In one embodiment, at least one lookup counter counts a number of successful lookup matches of one or more of the L0 cache and the L1 cache, wherein: the branch logic circuit performs the lookup in one or more of the L0 and the L1 cache and produces at least one result before performing the lookup in the L2 cache when the lookup counter is above a threshold; and the branch logic circuit performs the lookup in one or more of the L0 and the L1 cache and the L2 cache before the one or more of the L0 and the L1 cache produce at least one result when the lookup counter is below the threshold.
In one embodiment, the branch logic circuit performs the lookup in one or more of the L0 and the L1 cache and produces at least one result before performing the lookup in the L2 cache when the lookup counter meets a threshold and when the fetch target queue is below a threshold current available capacity.
In one embodiment, the lookup counter comprises a saturating counter that reaches a maximum value and stops counting.
In one embodiment, the threshold is configurable.
In one embodiment, the branch logic circuit moves entries from a larger memory cache to a smaller memory cache in response to a plurality of unsuccessful lookups in the smaller memory cache and successful lookups in the larger memory cache.
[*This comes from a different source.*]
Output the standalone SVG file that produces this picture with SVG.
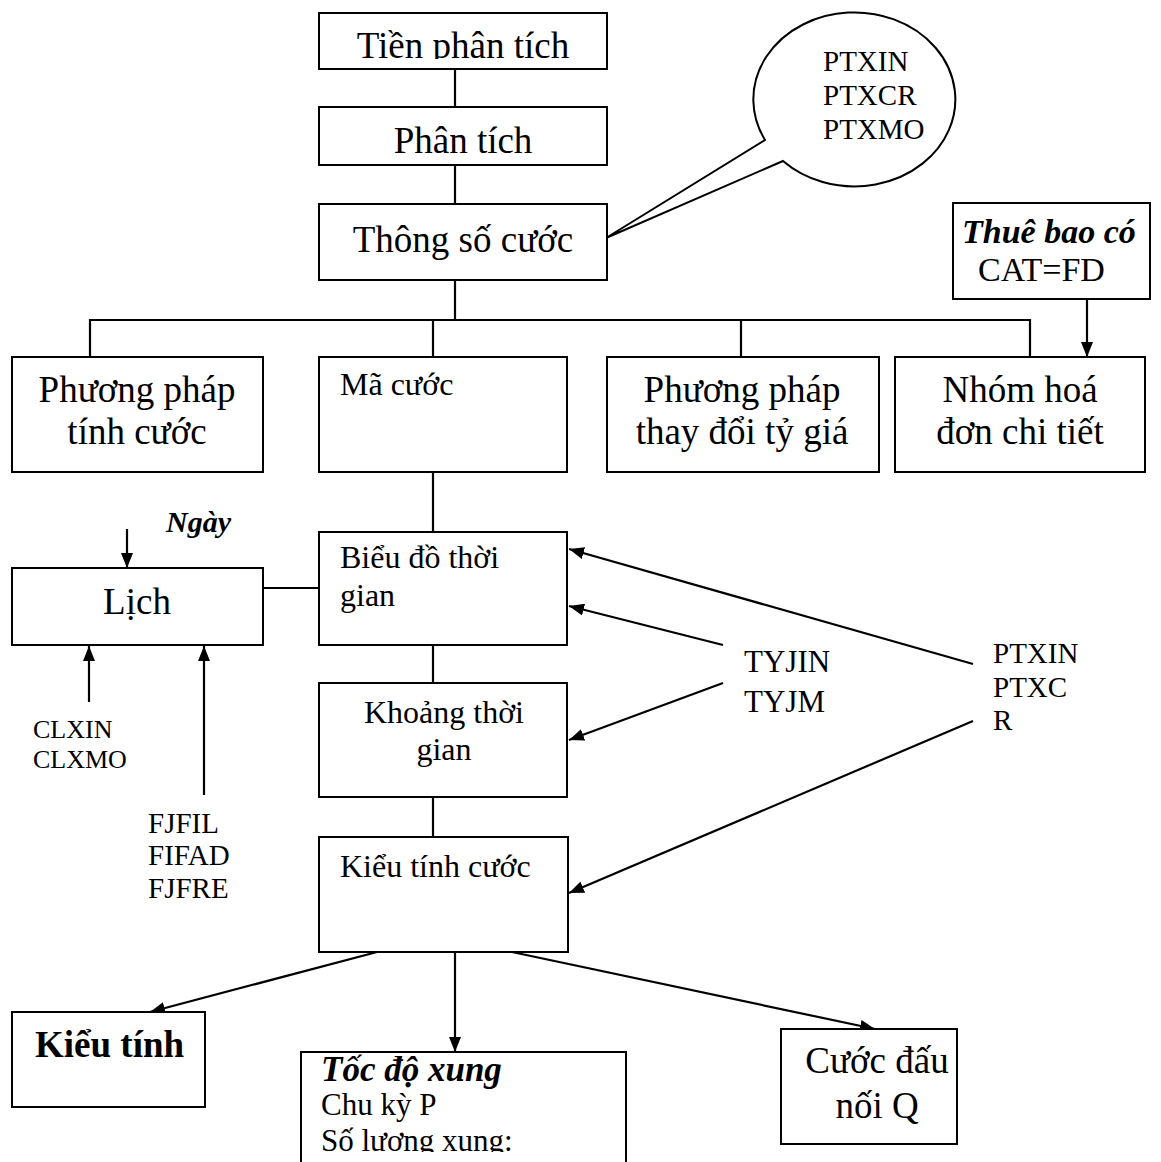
<svg xmlns="http://www.w3.org/2000/svg" width="1161" height="1162" viewBox="0 0 1161 1162">
  <style>
    .box { fill: #fff; stroke: #000; stroke-width: 2; }
    .ln { fill: none; stroke: #000; stroke-width: 2.2; }
    .t { font-family: "Liberation Serif", "Times New Roman", serif; fill: #000; }
    .big { font-size: 37px; }
    .mid { font-size: 34px; }
    .box-txt { font-size: 32px; }
    .lbl { font-size: 29px; }
    .xs { font-size: 26px; }
    .c { text-anchor: middle; }
    .bi { font-weight: bold; font-style: italic; }
    .b { font-weight: bold; }
  </style>
  <defs>
    <marker id="arrow" markerUnits="userSpaceOnUse" markerWidth="16" markerHeight="12" refX="15" refY="6" orient="auto">
      <path d="M0,0 L15,6 L0,12 z" fill="#000"/>
    </marker>
    <clipPath id="clipTop"><rect x="0" y="0" width="1161" height="59"/></clipPath>
    <clipPath id="clipBottom"><rect x="0" y="0" width="1161" height="1152"/></clipPath>
  </defs>
  <rect width="1161" height="1162" fill="#fff"/>

  <!-- connectors -->
  <g id="connectors">
    <line class="ln" x1="455" y1="69" x2="455" y2="107"/>
    <line class="ln" x1="455" y1="165" x2="455" y2="204"/>
    <line class="ln" x1="455" y1="280" x2="455" y2="320"/>
    <polyline class="ln" points="90,357 90,320 1030,320 1030,357"/>
    <line class="ln" x1="433" y1="320" x2="433" y2="357"/>
    <line class="ln" x1="741" y1="320" x2="741" y2="357"/>
    <line class="ln" x1="1087" y1="299" x2="1087" y2="357" marker-end="url(#arrow)"/>
    <line class="ln" x1="433" y1="472" x2="433" y2="532"/>
    <line class="ln" x1="263" y1="588" x2="319" y2="588"/>
    <line class="ln" x1="433" y1="645" x2="433" y2="683"/>
    <line class="ln" x1="433" y1="797" x2="433" y2="837"/>
    <line class="ln" x1="127" y1="529" x2="127" y2="568" marker-end="url(#arrow)"/>
    <line class="ln" x1="89" y1="702" x2="89" y2="646" marker-end="url(#arrow)"/>
    <line class="ln" x1="204" y1="795" x2="204" y2="646" marker-end="url(#arrow)"/>
    <line class="ln" x1="973" y1="664" x2="569" y2="549" marker-end="url(#arrow)"/>
    <line class="ln" x1="723" y1="645" x2="569" y2="606" marker-end="url(#arrow)"/>
    <line class="ln" x1="723" y1="683" x2="569" y2="740" marker-end="url(#arrow)"/>
    <line class="ln" x1="973" y1="721" x2="569" y2="893" marker-end="url(#arrow)"/>
    <line class="ln" x1="377" y1="952" x2="150" y2="1012" marker-end="url(#arrow)"/>
    <line class="ln" x1="455" y1="952" x2="455" y2="1052" marker-end="url(#arrow)"/>
    <line class="ln" x1="512" y1="952" x2="875" y2="1029" marker-end="url(#arrow)"/>
  </g>

  <!-- speech bubble with the PTX commands -->
  <g id="callout">
    <path class="box" d="M765,140 A101,87 0 1 1 783,161 L606,238 Z"/>
    <text class="t lbl" x="823" y="71">PTXIN</text>
    <text class="t lbl" x="823" y="105">PTXCR</text>
    <text class="t lbl" x="823" y="139">PTXMO</text>
  </g>

  <g id="tien-phan-tich">
    <rect class="box" x="319" y="13" width="288" height="56"/>
    <text class="t big c" x="463" y="58" clip-path="url(#clipTop)">Tiền phân tích</text>
  </g>
  <g id="phan-tich">
    <rect class="box" x="319" y="107" width="288" height="58"/>
    <text class="t big c" x="463" y="153">Phân tích</text>
  </g>
  <g id="thong-so-cuoc">
    <rect class="box" x="319" y="204" width="288" height="76"/>
    <text class="t big c" x="463" y="252">Thông số cước</text>
  </g>
  <g id="thue-bao">
    <rect class="box" x="953" y="203" width="197" height="96"/>
    <text class="t mid bi" x="962" y="243">Thuê bao có</text>
    <text class="t mid" x="978" y="281">CAT=FD</text>
  </g>

  <g id="phuong-phap-tinh-cuoc">
    <rect class="box" x="12" y="357" width="251" height="115"/>
    <text class="t big c" x="137" y="402">Phương pháp</text>
    <text class="t big c" x="137" y="444">tính cước</text>
  </g>
  <g id="ma-cuoc">
    <rect class="box" x="319" y="357" width="248" height="115"/>
    <text class="t box-txt" x="340" y="395">Mã cước</text>
  </g>
  <g id="phuong-phap-ty-gia">
    <rect class="box" x="607" y="357" width="272" height="115"/>
    <text class="t big c" x="742" y="402">Phương pháp</text>
    <text class="t big c" x="742" y="444">thay đổi tỷ giá</text>
  </g>
  <g id="nhom-hoa-don">
    <rect class="box" x="895" y="357" width="250" height="115"/>
    <text class="t big c" x="1020" y="402">Nhóm hoá</text>
    <text class="t big c" x="1020" y="444">đơn chi tiết</text>
  </g>

  <g id="lich">
    <rect class="box" x="12" y="568" width="251" height="77"/>
    <text class="t big c" x="137" y="614">Lịch</text>
    <text class="t bi" x="166" y="532" font-size="30">Ngày</text>
    <text class="t xs" x="33" y="738">CLXIN</text>
    <text class="t xs" x="33" y="768">CLXMO</text>
    <text class="t lbl" x="148" y="833">FJFIL</text>
    <text class="t lbl" x="148" y="865">FIFAD</text>
    <text class="t lbl" x="148" y="898">FJFRE</text>
  </g>

  <g id="bieu-do-thoi-gian">
    <rect class="box" x="319" y="532" width="248" height="113"/>
    <text class="t box-txt" x="340" y="568">Biểu đồ thời</text>
    <text class="t box-txt" x="340" y="606">gian</text>
  </g>
  <g id="khoang-thoi-gian">
    <rect class="box" x="319" y="683" width="248" height="114"/>
    <text class="t box-txt c" x="444" y="723">Khoảng thời</text>
    <text class="t box-txt c" x="444" y="760">gian</text>
  </g>
  <g id="kieu-tinh-cuoc">
    <rect class="box" x="319" y="837" width="249" height="115"/>
    <text class="t box-txt" x="340" y="877">Kiểu tính cước</text>
  </g>

  <g id="tyj-labels">
    <text class="t" font-size="31" x="744" y="672">TYJIN</text>
    <text class="t" font-size="31" x="744" y="712">TYJM</text>
  </g>
  <g id="ptx-labels">
    <text class="t lbl" x="993" y="663">PTXIN</text>
    <text class="t lbl" x="993" y="697">PTXC</text>
    <text class="t lbl" x="993" y="730">R</text>
  </g>

  <g id="kieu-tinh">
    <rect class="box" x="12" y="1012" width="193" height="95"/>
    <text class="t big b" x="35" y="1057">Kiểu tính</text>
  </g>
  <g id="toc-do-xung">
    <rect class="box" x="301" y="1052" width="325" height="130"/>
    <g clip-path="url(#clipBottom)">
      <text class="t bi" font-size="35" x="321" y="1081">Tốc độ xung</text>
      <text class="t" font-size="31" x="321" y="1115">Chu kỳ P</text>
      <text class="t" font-size="31" x="321" y="1151">Số lương xung:</text>
    </g>
  </g>
  <g id="cuoc-dau-noi">
    <rect class="box" x="781" y="1029" width="176" height="115"/>
    <text class="t big c" x="877" y="1073">Cước đấu</text>
    <text class="t big c" x="877" y="1118">nối Q</text>
  </g>
</svg>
The above description illustrates various embodiments along with examples of how aspects of some embodiments may be implemented. The above examples and embodiments should not be deemed to be the only embodiments, and are presented to illustrate the flexibility and advantages of some embodiments as defined by the following claims. Based on the above disclosure and the following claims, other arrangements, embodiments, implementations and equivalents may be employed without departing from the scope hereof as defined by the claims.